Und doch fällt es uns schwer, sich für längere Zeit auf einen Gegenstand zu konzentrieren. Ständig scheint unsere Aufmerksamkeit von einer Sache zur nächsten zu springen. Gerade erst habe ich diesen Satz geschrieben und schon bewegen sich meine Augen vom Computerbildschirm zu den Bäumen hinter meinem Fenster. In der Ferne höre ich einen Hund bellen. Dann erinnere ich mich an den Fristtermin für diesen Artikel - der nicht noch einmal verlängert wird. Entschlossen zwinge ich mich dazu die nächste Zeile zu tippen.
Wie kommt dieser Ablauf von Eindrücken zustande? Ist unsere Wahrnehmung wirklich so durchgängig und fortlaufend, wie sie scheint, oder ist sie in einzelne Zeitabschnitte unterteilt, wie bei einem Film? Diese Frage gehört zu der von Psychologen und Neurologen am meisten untersuchten Problematik. Die Antworten darauf werden nicht nur unsere Neugier befriedigen - sie werden uns auch Aufschluss darüber geben, ob unsere Wahrnehmung der Realität präzise oder nur eine Fiktion ist und ob meine Fiktion sich von Ihrer unterscheidet.

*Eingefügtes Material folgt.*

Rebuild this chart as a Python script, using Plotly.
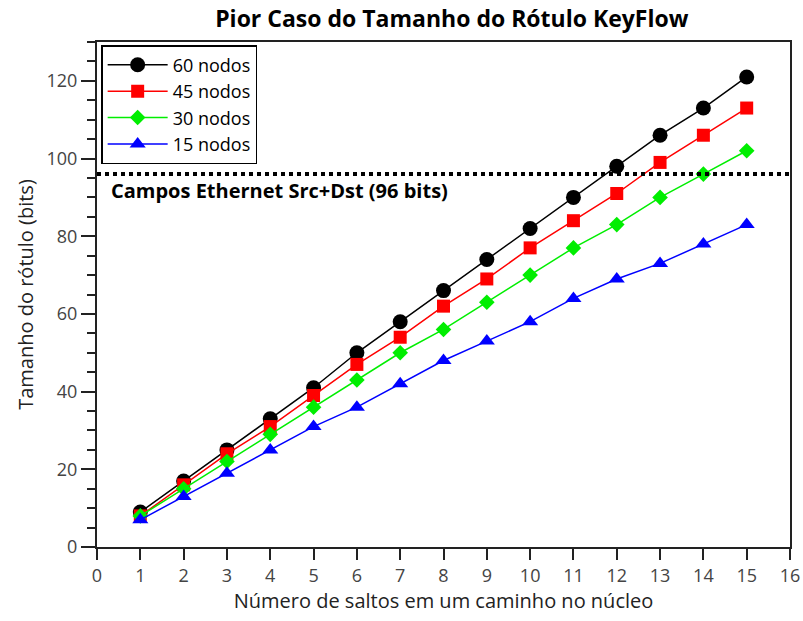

Haben Sie das Tier gesehen?
Nichts, von dem was wir wahrnehmen, denken oder fühlen fällt aus heiterem Himmel vor unser geistiges Auge. Jeder mentale Vorgang resultiert aus einem bestimmten Vorgang in unserem Gehirn. Wissenschaftliche Untersuchungsmethoden sind noch nicht ausgereift, um die neuronalen Prozesse, die von unserem bewussten Erleben begleitet werden, genau zu beobachten. Nichtsdestotrotz wurde schon viel über die neuronalen Grundlagen der subjektiven Erfahrung gelernt. Die jedem bewussten Vorgang zugrunde liegenden neuronalen Vorgänge bezeichnet man als "neuronaler Korrelate des Bewusstseins". Wie müssen wir uns die Entstehung und das Verschwinden solcher neuronaler Korrelate vorstellen? Entspringen sie urplötzlich aus den Tiefen unseres Unterbewusstseins, nur um sogleich wieder zu verschwinden? Solch ein Alles oder Nichts Prinzip würde zweifellos unserer subjektiver Erfahrung entsprechen, bei der ein Gedanken oder eine Empfindung plötzlich auftaucht und dann wieder verschwindet. Andererseits könnten sich neuronale Korrelate aber auch über einen längeren Zeitraum aufbauen bis sie in unser Bewusstsein vordringen und anschließend langsam abklingen, bis wir sie nicht mehr länger wahrnehmen können.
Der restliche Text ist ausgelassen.